The AMD and Intel examples are helpful, but I’m having a little trouble finding where they’re populating the data in their structures to answer this question on my own…

(if only my gpu fully supported fine grain SVM system >.>)

edit ----
Now maybe answering my own question… If I just treated it like a dynamically allocated array, I could just plop the data into computed offsets, leading to faster tree traversal as well since each level of the tree would be in contiguous memory… I’d still appreciate some input… I guess I feel like there’s a call I’m missing to generate a pointer to a currently unused block of the previously allocated buffer.

My nodes are very simple, basically just 3 pointers, 1 pointer to some data, and then of course the left and right node pointers. The data will be in a separate SVM buffer.

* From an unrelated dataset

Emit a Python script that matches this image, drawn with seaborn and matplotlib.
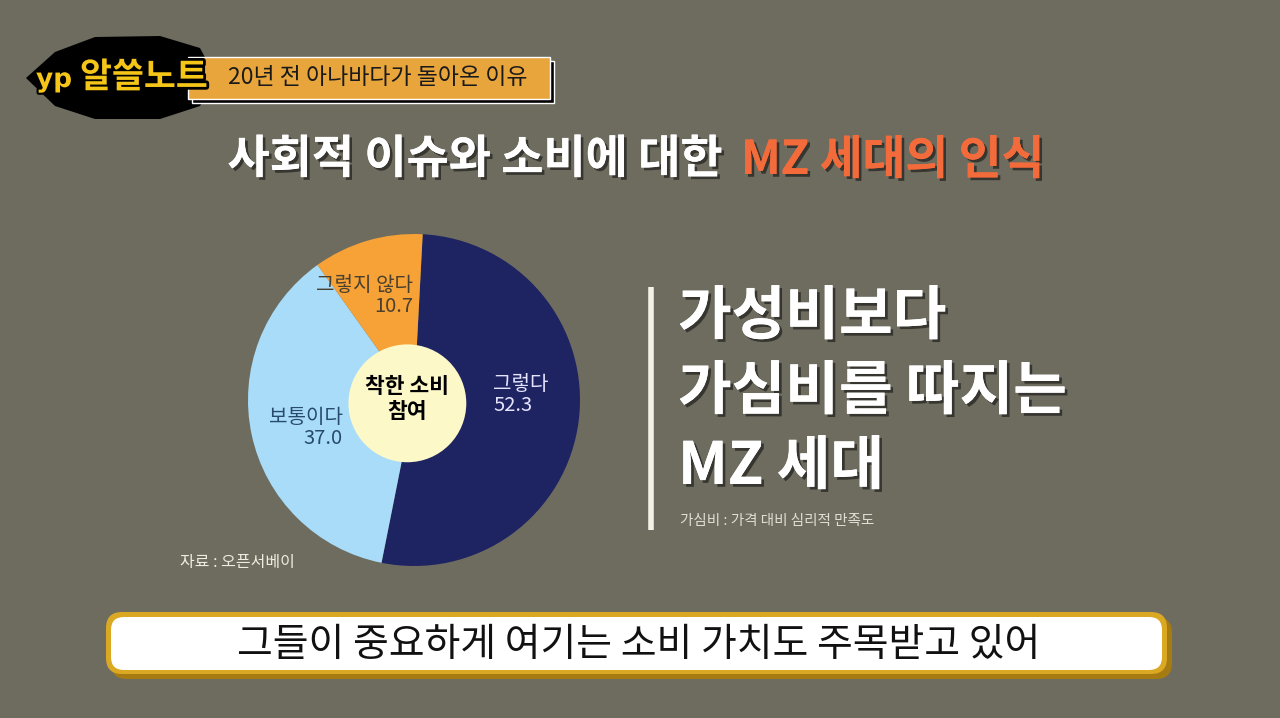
import seaborn as sns
import matplotlib.pyplot as plt
import matplotlib.patheffects as pe
from matplotlib.patches import FancyBboxPatch, Polygon, Circle, Rectangle

# data
answers = ['그렇다', '보통이다', '그렇지 않다']
shares = [52.3, 37.0, 10.7]
pie_colors = ['#1e2361', '#a8dcf8', '#f6a236']
label_colors = ['#e4e4ff', '#284a6c', '#4a4030']
center_text = '착한 소비\n참여'
source_text = '자료 : 오픈서베이'
badge_text = '알쓸노트'
topic_text = '20년 전 아나바다가 돌아온 이유'
title_white = '사회적 이슈와 소비에 대한'
title_orange = 'MZ 세대의 인식'
side_lines = ['가성비보다', '가심비를 따지는', 'MZ 세대']
side_note = '가심비 : 가격 대비 심리적 만족도'
caption = '그들이 중요하게 여기는 소비 가치도 주목받고 있어'

sns.set_theme(style='white')
plt.rcParams['font.family'] = ['Noto Sans CJK KR', 'DejaVu Sans']

bg = '#6e6c5f'
fig = plt.figure(figsize=(12.8, 7.18), dpi=100, facecolor=bg)

ax = fig.add_axes([0, 0, 1, 1])
ax.set_xlim(0, 1280)
ax.set_ylim(718, 0)
ax.axis('off')
ax.set_facecolor(bg)

shadow = [pe.withSimplePatchShadow(offset=(2, -2), shadow_rgbFace='black', alpha=0.5), pe.Normal()]

# logo
blob = Polygon([(26, 78), (55, 52), (95, 37), (160, 36), (200, 48), (216, 78),
                (200, 106), (160, 119), (95, 119), (55, 106)],
               closed=True, facecolor='black', edgecolor='none', zorder=2)
ax.add_patch(blob)
ax.add_patch(Rectangle((192, 61), 362, 42, facecolor='black', zorder=2))
ax.add_patch(Rectangle((188, 57), 362, 42, facecolor='#e8a53c', zorder=3))
ax.text(36, 80, 'yp', color='#f5c518', fontsize=19, fontweight='bold', va='center',
        ha='left', family=['DejaVu Sans'], zorder=4,
        path_effects=[pe.withStroke(linewidth=3, foreground='black')])
ax.text(80, 77, badge_text, color='#f5c518', fontsize=25, fontweight='black', va='center',
        ha='left', zorder=5, path_effects=[pe.withStroke(linewidth=4, foreground='black')])
ax.text(228, 78, topic_text, color='#1a1a1a', fontsize=16.5, fontweight='medium',
        va='center', ha='left', zorder=4)

# title
ax.text(722, 160, title_white, color='white', fontsize=33, fontweight='black',
        va='center', ha='right', path_effects=shadow)
ax.text(741, 160, title_orange, color='#f46b3b', fontsize=33.5, fontweight='black',
        va='center', ha='left', path_effects=shadow)

# right side text
ax.plot([651, 651], [287, 530], color='#f2f2ea', lw=4, solid_capstyle='butt')
for i, line in enumerate(side_lines):
    ax.text(678, 317 + i * 75, line, color='white', fontsize=42, fontweight='black',
            va='center', ha='left', path_effects=shadow)
ax.text(680, 521, side_note, color='#deded4', fontsize=10.5, va='center', ha='left')

# source
ax.text(180, 562, source_text, color='#ececE2', fontsize=11.5, va='center', ha='left')

# caption box
ax.add_patch(FancyBboxPatch((111, 617), 1061, 62, boxstyle='round,pad=0,rounding_size=16',
                            facecolor='#a67c12', edgecolor='none', zorder=2))
ax.add_patch(FancyBboxPatch((106, 612), 1061, 62, boxstyle='round,pad=0,rounding_size=16',
                            facecolor='#dba823', edgecolor='none', zorder=3))
ax.add_patch(FancyBboxPatch((111, 617), 1051, 53, boxstyle='round,pad=0,rounding_size=13',
                            facecolor='white', edgecolor='none', zorder=4))
ax.text(639, 645, caption, color='#111111', fontsize=28, va='center', ha='center', zorder=5)

# pie
cx, cy, r = 414, 400, 166
pax = fig.add_axes([(cx - r) / 1280, 1 - (cy + r) / 718, 2 * r / 1280, 2 * r / 718])
pax.pie(shares, colors=pie_colors, startangle=87, counterclock=False,
        wedgeprops=dict(linewidth=0))
pax.add_patch(Circle((-0.04, -0.02), 0.355, facecolor='#fdf8c8', edgecolor='none', zorder=5))
pax.set_aspect('equal')
pax.set_xlim(-1, 1)
pax.set_ylim(-1, 1)

# pie labels in pixel coords (overlay)
top = fig.add_axes([0, 0, 1, 1], facecolor='none')
top.set_xlim(0, 1280)
top.set_ylim(718, 0)
top.axis('off')
label_pos = [(493, 395, 'left'), (343, 428, 'right'), (413, 296, 'right')]
for name, val, col, (x, y, ha) in zip(answers, shares, label_colors, label_pos):
    top.text(x, y, f'{name}\n{val:.1f}', color=col, fontsize=14.5, va='center', ha=ha,
             linespacing=1.05)
top.text(407, 399, center_text, color='black', fontsize=15.5, fontweight='bold',
         va='center', ha='center', linespacing=1.2)

fig.savefig('out.png', dpi=100, facecolor=bg)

I think you’re on the right path here. Once you allocate the space for all of the nodes, using clSVMAlloc, then you need to manage the nodes in that block. You could do that a number of ways. If you allocation pattern is simple, and you allocate many entries then free them all, then you just need a counter that says the index of the next free entry. If you need to interleave allocating and freeing memory, you could make an out-of-band list of free nodes and push and pop from there. Although if your nodes are just 3 pointers, then the list of free nodes seems excessive. If you still want to use “new” on the host, “placement new” can be used to initialize the nodes given a pointer to memory that you allocate through whatever mechanism you implement.

Although this does add a bit of code complexity, I think you’ll find it more efficient than using generalized malloc on large numbers of fixed-size things, even if there were no OpenCL interactions at play.